:: Brief ::
Don't include pictures. Quote the lines below from the first through the line that contains "0.4646, 0.4604, 0.4580, 0.4572, 0.4570]".

:: Data extract ::

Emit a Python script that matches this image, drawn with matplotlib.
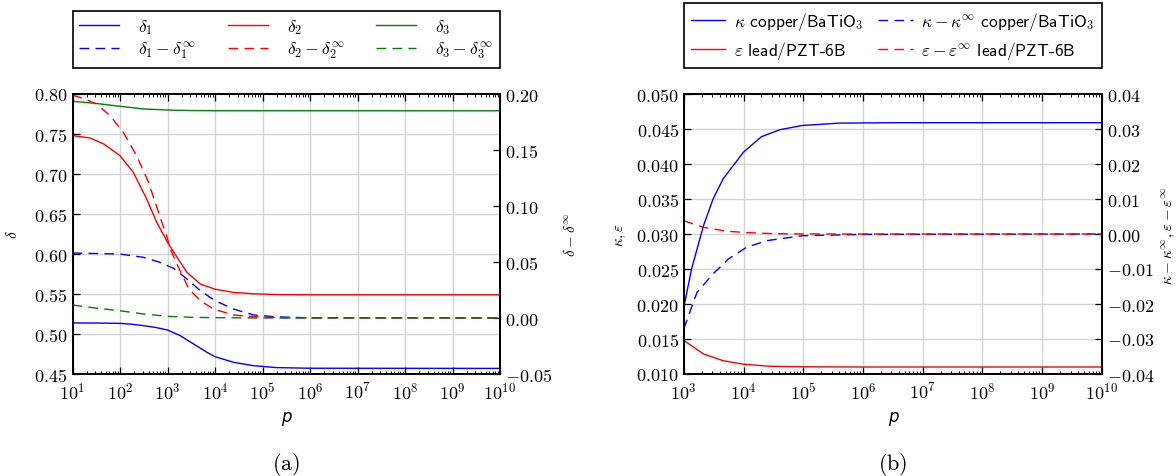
import numpy as np
import matplotlib
matplotlib.use("Agg")
import matplotlib.pyplot as plt
from matplotlib.ticker import FixedLocator, LogLocator, FuncFormatter, NullFormatter

plt.rcParams['font.family'] = ['cmss10', 'DejaVu Sans']
plt.rcParams['mathtext.fontset'] = 'cm'
plt.rcParams['axes.unicode_minus'] = True

# ---- panel (a): values read at log10(p) positions ----
lp_d1 = [1.0, 1.5, 2.0, 2.25, 2.5, 2.75, 3.0, 3.27, 3.55, 3.83, 4.0, 4.39, 4.81, 5.3, 6.0, 10.0]
d1 = [0.5138, 0.5137, 0.5133, 0.5122, 0.5104, 0.5082, 0.5050, 0.4979, 0.4875, 0.4771, 0.4717,
      0.4646, 0.4604, 0.4580, 0.4572, 0.4570]

lp_d2 = [1.0, 1.37, 1.66, 2.0, 2.28, 2.56, 2.77, 3.0, 3.2, 3.41, 3.69, 4.0, 4.39, 4.81, 5.3, 6.0, 10.0]
d2 = [0.748, 0.745, 0.7375, 0.7229, 0.702, 0.669, 0.640, 0.6146, 0.596, 0.577, 0.5625, 0.556,
      0.552, 0.5503, 0.5493, 0.549, 0.549]

lp_d3 = [1.0, 1.5, 2.0, 2.5, 3.0, 3.5, 4.0, 10.0]
d3 = [0.7909, 0.7882, 0.7846, 0.7813, 0.7800, 0.7793, 0.7791, 0.779]

lp_e1 = [1.0, 2.0, 2.49, 2.84, 3.13, 3.41, 3.69, 4.0, 4.39, 4.81, 5.3, 6.0, 10.0]
e1 = [0.058, 0.0571, 0.0542, 0.0497, 0.0443, 0.0348, 0.0244, 0.0155, 0.008, 0.0027, 0.001, 0.0002, 0.0]

lp_e2 = [1.0, 1.23, 1.51, 1.79, 2.07, 2.35, 2.6, 2.81, 2.98, 3.06, 3.23, 3.45, 3.69, 3.97, 4.39,
         4.81, 5.5, 10.0]
e2 = [0.199, 0.196, 0.191, 0.1806, 0.1658, 0.1449, 0.1211, 0.0944, 0.0735, 0.0616, 0.0453, 0.026,
      0.0155, 0.008, 0.0027, 0.0011, 0.0002, 0.0]

lp_e3 = [1.0, 1.5, 2.0, 2.49, 3.0, 3.5, 4.0, 5.0, 10.0]
e3 = [0.0116, 0.0088, 0.0065, 0.0036, 0.0015, 0.0006, 0.0003, 0.0, 0.0]

# ---- panel (b) ----
lp_kap = [3.0, 3.13, 3.33, 3.49, 3.66, 4.0, 4.3, 4.61, 4.98, 5.6, 6.5, 10.0]
kap = [0.0195, 0.025, 0.0312, 0.035, 0.0379, 0.0417, 0.0439, 0.0449, 0.0455, 0.04584, 0.0459, 0.0459]

lp_kapd = [3.0, 3.22, 3.49, 3.75, 4.05, 4.39, 4.98, 6.0, 10.0]
kapd = [-0.0271, -0.0167, -0.0114, -0.0071, -0.0038, -0.0019, -0.0005, -0.0001, 0.0]

lp_eps = [3.0, 3.33, 3.66, 4.0, 4.45, 5.0, 6.0, 10.0]
eps = [0.0148, 0.01286, 0.0119, 0.0114, 0.0111, 0.01103, 0.0110, 0.0110]

lp_epsd = [3.0, 3.33, 3.72, 4.05, 4.5, 5.0, 10.0]
epsd = [0.0038, 0.0019, 0.0008, 0.0004, 0.0001, 0.0, 0.0]


def p(lp):
    return np.power(10.0, np.array(lp))


def num_fmt(ndec):
    def f(v, _):
        v = round(v, 8)
        s = f'{abs(v):.{ndec}f}'
        return (r'$-\mathsf{%s}$' if v < 0 else r'$\mathsf{%s}$') % s
    return FuncFormatter(f)


def log_fmt(v, _):
    return r'$\mathsf{10^{%d}}$' % round(np.log10(v))


def style(ax, tw, xlo, xhi, yticks, ytw, ndec, ndec_tw):
    ax.set_xscale('log')
    ax.set_xlim(xlo, xhi)
    ax.xaxis.set_major_locator(LogLocator(base=10, numticks=20))
    ax.xaxis.set_minor_locator(LogLocator(base=10, subs=np.arange(2, 10), numticks=20))
    ax.xaxis.set_major_formatter(FuncFormatter(log_fmt))
    ax.xaxis.set_minor_formatter(NullFormatter())
    ax.set_ylim(yticks[0], yticks[-1])
    ax.yaxis.set_major_locator(FixedLocator(yticks))
    ax.yaxis.set_major_formatter(num_fmt(ndec))
    tw.set_ylim(ytw[0], ytw[-1])
    tw.yaxis.set_major_locator(FixedLocator(ytw))
    tw.yaxis.set_major_formatter(num_fmt(ndec_tw))
    ax.grid(True, which='major', color='#d4d4d4', lw=1.0, ls='-')
    ax.set_axisbelow(True)
    ax.tick_params(axis='x', which='both', direction='in', top=True, bottom=True, labelsize=13, pad=5)
    ax.tick_params(axis='x', which='major', length=5, width=0.9)
    ax.tick_params(axis='x', which='minor', length=2.5, width=0.7)
    ax.tick_params(axis='y', direction='in', left=True, right=False, length=5, width=0.9, labelsize=13)
    tw.tick_params(axis='y', direction='in', right=True, left=False, length=5, width=0.9, labelsize=13)
    for a in (ax, tw):
        for s in a.spines.values():
            s.set_linewidth(1.3)
    ax.set_xlabel('p', fontsize=12, family='DejaVu Sans', style='italic', labelpad=4)


fig = plt.figure(figsize=(11.76, 4.77), dpi=100)
ax1 = fig.add_axes([72.5 / 1176, 102 / 477, 427.5 / 1176, 280 / 477])
ax2 = fig.add_axes([683.8 / 1176, 102 / 477, 418 / 1176, 280 / 477])
tw1 = ax1.twinx()
tw2 = ax2.twinx()

lw = 1.0
dash = (7, 4.5)

# panel (a)
h_d1, = ax1.plot(p(lp_d1), d1, color='b', lw=lw)
h_d2, = ax1.plot(p(lp_d2), d2, color='r', lw=lw)
h_d3, = ax1.plot(p(lp_d3), d3, color='g', lw=lw)
h_e1, = tw1.plot(p(lp_e1), e1, color='b', lw=lw, ls='--', dashes=dash)
h_e2, = tw1.plot(p(lp_e2), e2, color='r', lw=lw, ls='--', dashes=dash)
h_e3, = tw1.plot(p(lp_e3), e3, color='g', lw=lw, ls='--', dashes=dash)

style(ax1, tw1, 1e1, 1e10, [0.45, 0.50, 0.55, 0.60, 0.65, 0.70, 0.75, 0.80],
      [-0.05, 0.0, 0.05, 0.10, 0.15, 0.20], 2, 2)
ax1.set_ylabel(r'$\delta$', fontsize=11, labelpad=10)
tw1.set_ylabel(r'$\delta-\delta^\infty$', fontsize=11, labelpad=8)

ax1.legend([h_d1, h_e1, h_d2, h_e2, h_d3, h_e3],
           [r'$\delta_1$', r'$\delta_1-\delta_1^\infty$', r'$\delta_2$', r'$\delta_2-\delta_2^\infty$',
            r'$\delta_3$', r'$\delta_3-\delta_3^\infty$'],
           loc='lower left', bbox_to_anchor=(0, 1.093, 1, 0.2), mode='expand', ncol=3,
           borderaxespad=0, fancybox=False, edgecolor='black', framealpha=1, fontsize=12.5,
           handlelength=2.3, handletextpad=1.1, labelspacing=0.2, borderpad=0.4)
ax1.get_legend().get_frame().set_linewidth(1.2)

# panel (b)
h_k, = ax2.plot(p(lp_kap), kap, color='b', lw=lw)
h_e, = ax2.plot(p(lp_eps), eps, color='r', lw=lw)
h_kd, = tw2.plot(p(lp_kapd), kapd, color='b', lw=lw, ls='--', dashes=dash)
h_ed, = tw2.plot(p(lp_epsd), epsd, color='r', lw=lw, ls='--', dashes=dash)

style(ax2, tw2, 1e3, 1e10, [0.010, 0.015, 0.020, 0.025, 0.030, 0.035, 0.040, 0.045, 0.050],
      [-0.04, -0.03, -0.02, -0.01, 0.0, 0.01, 0.02, 0.03, 0.04], 3, 2)
ax2.set_ylabel(r'$\kappa,\varepsilon$', fontsize=11, labelpad=6)
tw2.set_ylabel(r'$\kappa-\kappa^\infty,\varepsilon-\varepsilon^\infty$', fontsize=11, labelpad=4)

ax2.legend([h_k, h_e, h_kd, h_ed],
           [r'$\kappa$ copper/BaTiO$_\mathsf{3}$', r'$\varepsilon$ lead/PZT-6B',
            r'$\kappa-\kappa^\infty$ copper/BaTiO$_\mathsf{3}$', r'$\varepsilon-\varepsilon^\infty$ lead/PZT-6B'],
           loc='lower left', bbox_to_anchor=(0, 1.093, 1, 0.2), mode='expand', ncol=2,
           borderaxespad=0, fancybox=False, edgecolor='black', framealpha=1, fontsize=12.5,
           handlelength=2.0, handletextpad=0.5, labelspacing=0.4, columnspacing=1.0, borderpad=0.4)
ax2.get_legend().get_frame().set_linewidth(1.2)

for ax, lab in ((ax1, 'a'), (ax2, 'b')):
    pos = ax.get_position()
    fig.text((pos.x0 + pos.x1) / 2, 12 / 477, r'$(\mathrm{%s})$' % lab, ha='center', va='center', fontsize=16)

fig.savefig('out.png', dpi=100)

:: Exercise output ::
Emit a Python script that matches this image, drawn with matplotlib.
import numpy as np
import matplotlib
matplotlib.use("Agg")
import matplotlib.pyplot as plt
from matplotlib.ticker import FixedLocator, LogLocator, FuncFormatter, NullFormatter

plt.rcParams['font.family'] = ['cmss10', 'DejaVu Sans']
plt.rcParams['mathtext.fontset'] = 'cm'
plt.rcParams['axes.unicode_minus'] = True

# ---- panel (a): values read at log10(p) positions ----
lp_d1 = [1.0, 1.5, 2.0, 2.25, 2.5, 2.75, 3.0, 3.27, 3.55, 3.83, 4.0, 4.39, 4.81, 5.3, 6.0, 10.0]
d1 = [0.5138, 0.5137, 0.5133, 0.5122, 0.5104, 0.5082, 0.5050, 0.4979, 0.4875, 0.4771, 0.4717,
      0.4646, 0.4604, 0.4580, 0.4572, 0.4570]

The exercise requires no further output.